Считается, что чем раньше помнит себя человек, тем он талантливее. Самое раннее воспоминание Шварца относится к Рязани. Вероятно, ему было чуть больше года: «Я лежу на садовой скамейке и решительно отказываюсь встать. Один из моих дядей стоит надо мной, уговаривая идти домой. Но я не сдаюсь. Я пригрелся. И я твердо знаю, что если встану, то почувствую мои мокрые штанишки. Значит, это происшествие относится к доисторическим временам». Воспоминаний столь ранней поры мне встречалось ещё лишь одно. И оно ещё более раннее: Лев Н. Толстой вспомнил себя ещё в пеленках.
Делая ту запись, Шварцу подумалось, что именно благодаря частым переездам он обязан яркости и новизне детских впечатлений. Потому и помнит он себя так рано. «Я страстно любил вагоны, паровозы, пароходы, всё, что связано с путешествиями. Едва я входил в поезд и садился на столик у окна, едва начинали стучать колеса, как я испытывал восторг. И до сих пор мне странно, когда меня спрашивают, не мешают ли мне поезда, которые проходят так близко от нашей дачи и громко гудят среди ночи. Я помню огромные залы узловых станций (тогда мало было прямых поездов, и я узнал с очень ранних лет слово «пересадка»)».

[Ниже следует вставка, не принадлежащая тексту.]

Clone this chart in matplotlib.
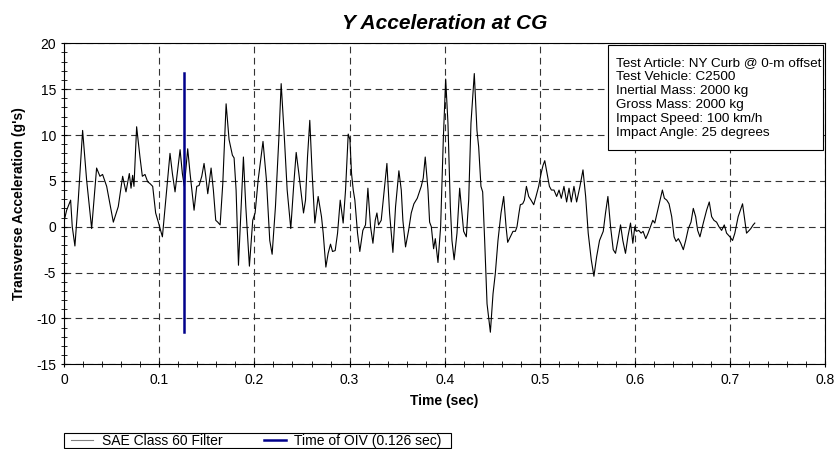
import numpy as np
import matplotlib.pyplot as plt
from matplotlib.patches import Rectangle
from matplotlib.ticker import MultipleLocator, FuncFormatter

plt.rcParams['font.family'] = ['Liberation Sans', 'DejaVu Sans']
plt.rcParams['axes.unicode_minus'] = False

# SAE Class 60 filtered transverse acceleration
time_s = [0.0, 0.0025, 0.0067, 0.0084, 0.0112, 0.0147, 0.0193, 0.0235, 0.0288, 0.0340,
          0.0375, 0.0403, 0.0446, 0.0516, 0.0568, 0.0614, 0.0649, 0.0684, 0.0702, 0.0719,
          0.0733, 0.0761, 0.0796, 0.0821, 0.0849, 0.0877, 0.0902, 0.0930, 0.0961, 0.0989,
          0.1032, 0.1077, 0.1112, 0.1137, 0.1165, 0.1193, 0.1218, 0.1242, 0.1263, 0.1298,
          0.1323, 0.1365, 0.1393, 0.1418, 0.1446, 0.1470, 0.1488, 0.1509, 0.1544, 0.1568,
          0.1593, 0.1614, 0.1639, 0.1667, 0.1702, 0.1733, 0.1768, 0.1786, 0.1807, 0.1832,
          0.1860, 0.1884, 0.1909, 0.1947, 0.1982, 0.2007, 0.2039, 0.2090, 0.2126, 0.2161,
          0.2186, 0.2221, 0.2256, 0.2281, 0.2312, 0.2344, 0.2382, 0.2414, 0.2439, 0.2467,
          0.2516, 0.2537, 0.2558, 0.2582, 0.2607, 0.2635, 0.2670, 0.2705, 0.2723, 0.2751,
          0.2775, 0.2800, 0.2821, 0.2849, 0.2874, 0.2902, 0.2933, 0.2958, 0.2986, 0.3004,
          0.3021, 0.3039, 0.3056, 0.3084, 0.3108, 0.3140, 0.3168, 0.3193, 0.3221, 0.3246,
          0.3270, 0.3288, 0.3305, 0.3333, 0.3361, 0.3393, 0.3421, 0.3456, 0.3484, 0.3519,
          0.3544, 0.3561, 0.3589, 0.3621, 0.3649, 0.3677, 0.3712, 0.3754, 0.3775, 0.3796,
          0.3825, 0.3842, 0.3860, 0.3884, 0.3902, 0.3930, 0.3958, 0.3986, 0.4011, 0.4035,
          0.4060, 0.4077, 0.4100, 0.4130, 0.4158, 0.4182, 0.4200, 0.4228, 0.4253, 0.4277,
          0.4312, 0.4340, 0.4358, 0.4382, 0.4400, 0.4421, 0.4446, 0.4481, 0.4509, 0.4533,
          0.4561, 0.4593, 0.4621, 0.4646, 0.4663, 0.4691, 0.4719, 0.4744, 0.4761, 0.4782,
          0.4796, 0.4821, 0.4839, 0.4860, 0.4884, 0.4909, 0.4937, 0.4961, 0.4989, 0.5014,
          0.5035, 0.5053, 0.5077, 0.5102, 0.5123, 0.5150, 0.5178, 0.5203, 0.5227, 0.5255,
          0.5283, 0.5308, 0.5332, 0.5360, 0.5388, 0.5423, 0.5455, 0.5483, 0.5510, 0.5542,
          0.5570, 0.5598, 0.5629, 0.5668, 0.5692, 0.5717, 0.5745, 0.5773, 0.5797, 0.5822,
          0.5850, 0.5874, 0.5902, 0.5927, 0.5955, 0.5979, 0.6000, 0.6017, 0.6042, 0.6066,
          0.6087, 0.6115, 0.6140, 0.6164, 0.6189, 0.6210, 0.6266, 0.6290, 0.6311, 0.6336,
          0.6360, 0.6388, 0.6413, 0.6434, 0.6458, 0.6483, 0.6510, 0.6535, 0.6563, 0.6591,
          0.6615, 0.6640, 0.6661, 0.6685, 0.6720, 0.6755, 0.6783, 0.6808, 0.6832, 0.6860,
          0.6885, 0.6913, 0.6941, 0.6965, 0.7000, 0.7028, 0.7052, 0.7087, 0.7133, 0.7157,
          0.7175, 0.7203, 0.7220, 0.7245, 0.7262]
accel_g = [0.7, 1.8, 2.9, 0.0, -2.1, 2.9, 10.5, 5.1, -0.2, 6.4,
           5.5, 5.7, 4.4, 0.5, 2.2, 5.5, 3.8, 5.8, 4.2, 5.6,
           4.4, 10.9, 7.6, 5.5, 5.7, 4.9, 4.7, 4.4, 1.5, 0.5,
           -1.1, 4.0, 8.0, 5.8, 3.8, 6.2, 8.4, 5.8, 4.4, 8.5,
           5.8, 1.8, 4.4, 4.5, 5.5, 6.9, 5.5, 3.6, 6.4, 4.0,
           0.7, 0.5, 0.2, 4.7, 13.4, 9.5, 7.8, 7.5, 4.0, -4.2,
           2.2, 7.6, 2.2, -4.3, 0.7, 1.5, 5.1, 9.3, 5.1, -1.5,
           -3.0, 2.2, 9.5, 15.6, 10.2, 4.0, -0.2, 4.7, 8.1, 5.8,
           1.5, 2.9, 7.6, 11.6, 5.8, 0.4, 3.3, 1.1, -0.7, -4.4,
           -2.9, -1.9, -2.7, -2.6, -0.7, 2.9, 0.4, 4.0, 10.1, 9.5,
           5.8, 4.0, 2.9, -0.7, -2.7, -0.4, 0.2, 4.2, 0.0, -1.8,
           0.7, 1.5, 0.2, 0.7, 3.6, 6.9, 1.5, -2.8, 2.2, 6.1,
           4.0, 0.7, -2.2, -0.4, 1.5, 2.5, 3.1, 4.4, 5.3, 7.6,
           4.0, 0.5, 0.0, -2.4, -1.3, -3.9, 0.0, 9.5, 16.1, 11.3,
           2.2, -1.5, -3.6, -0.7, 4.2, 1.5, -0.5, -1.1, 2.9, 11.3,
           16.7, 10.5, 8.7, 4.4, 3.8, -1.5, -8.4, -11.5, -7.3, -5.1,
           -1.5, 1.5, 3.3, 0.0, -1.7, -1.1, -0.5, -0.5, 0.0, 1.5,
           2.4, 2.5, 2.9, 4.4, 3.3, 2.9, 2.4, 3.3, 4.4, 5.8,
           6.7, 7.2, 5.8, 4.4, 4.0, 4.0, 3.3, 4.0, 3.1, 4.4,
           2.7, 4.2, 2.7, 4.4, 2.7, 4.4, 6.2, 3.3, -0.7, -3.6,
           -5.4, -3.3, -1.5, -0.5, 1.5, 3.3, 0.0, -2.5, -2.9, -1.5,
           0.2, -1.5, -2.9, -1.1, 0.4, -1.8, 0.0, -0.5, -0.4, -0.7,
           -0.5, -1.3, -0.7, 0.0, 0.7, 0.4, 2.9, 4.0, 3.1, 2.9,
           2.5, 1.1, -1.1, -1.6, -1.3, -1.8, -2.5, -1.5, -0.2, 0.5,
           2.0, 1.1, -0.4, -1.1, 0.4, 1.8, 2.7, 1.1, 0.7, 0.5,
           0.0, -0.4, 0.2, -0.7, -1.1, -1.5, -0.7, 1.1, 2.5, 0.7,
           -0.7, -0.4, -0.2, 0.2, 0.4]

oiv_time = 0.126
oiv_range = [-11.5, 16.8]

info_lines = ["Test Article: NY Curb @ 0-m offset",
              "Test Vehicle: C2500",
              "Inertial Mass: 2000 kg",
              "Gross Mass: 2000 kg",
              "Impact Speed: 100 km/h",
              "Impact Angle: 25 degrees"]

fig = plt.figure(figsize=(8.39, 4.49), dpi=100)
ax = fig.add_axes([0.0766, 0.1886, 0.9067, 0.715])

ax.plot(time_s, accel_g, color='black', lw=0.8, label='SAE Class 60 Filter')
ax.plot([oiv_time, oiv_time], oiv_range, color='#00008b', lw=1.8,
        label='Time of OIV (0.126 sec)')

ax.set_xlim(0, 0.8)
ax.set_ylim(-15, 20)
ax.xaxis.set_major_locator(MultipleLocator(0.1))
ax.xaxis.set_minor_locator(MultipleLocator(0.02))
ax.yaxis.set_major_locator(MultipleLocator(5))
ax.yaxis.set_minor_locator(MultipleLocator(1))
ax.xaxis.set_major_formatter(FuncFormatter(lambda v, p: '0' if abs(v) < 1e-9 else '%.1f' % v))
ax.tick_params(which='both', direction='inout', labelsize=10)
ax.tick_params(which='major', length=5)
ax.tick_params(which='minor', length=4)
ax.grid(True, which='major', color='#333333', ls=(0, (6, 4)), lw=0.8)

ax.set_title('Y Acceleration at CG', fontsize=15, fontweight='bold', style='italic', pad=10)
ax.set_xlabel('Time (sec)', fontsize=10, fontweight='bold', labelpad=5)
ax.set_ylabel("Transverse Acceleration (g's)", fontsize=10, fontweight='bold', labelpad=7)

# info box
ax.add_patch(Rectangle((0.7147, 0.6676), 0.2827, 0.3271, transform=ax.transAxes,
                       fc='white', ec='black', lw=0.8, zorder=5))
ax.text(0.7252, 0.8305, '\n'.join(info_lines), transform=ax.transAxes, fontsize=9.7,
        va='center', ha='left', linespacing=1.22, zorder=6)

# legend below the axes, with a tight frame drawn separately
handles, labels = ax.get_legend_handles_labels()
handles[0].set_color('gray')
leg = fig.legend(handles, labels, loc='center left', bbox_to_anchor=(0.0846, 0.0189),
                 ncol=2, fontsize=10, frameon=False, handlelength=1.6, handletextpad=0.6,
                 columnspacing=3.0, borderpad=0, borderaxespad=0)
handles[0].set_color('black')
fig.patches.append(Rectangle((0.0766, 0.0022), 0.4609, 0.0334, transform=fig.transFigure,
                             fill=False, ec='black', lw=0.8))

plt.savefig('out.png', dpi=100)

Шварцы были выкрестами лютеранского толка. Глава семьи, в крещении — Борис Лукич, был достаточно веротерпим, а «измена» иудаизму открывала широкую возможность для поступления детей в высшие учебные заведения, дорогу к предпринимательству, освобождала от прикованности к пресловутой «черте оседлости». Дед был высококвалифицированным мастером по мебели. Держал в Варшаве мастерскую художественной мебели, при которой находился и магазин. С одним-двумя подручными по заказам и по своему вкусу впрок выполнял различную мебель — из красного дерева, березы, дуба, бука… Слыл негоциантом — не в привычном смысле этого слова: мебель продавалась только по твердым ценам. Жили без роскоши, но в достатке.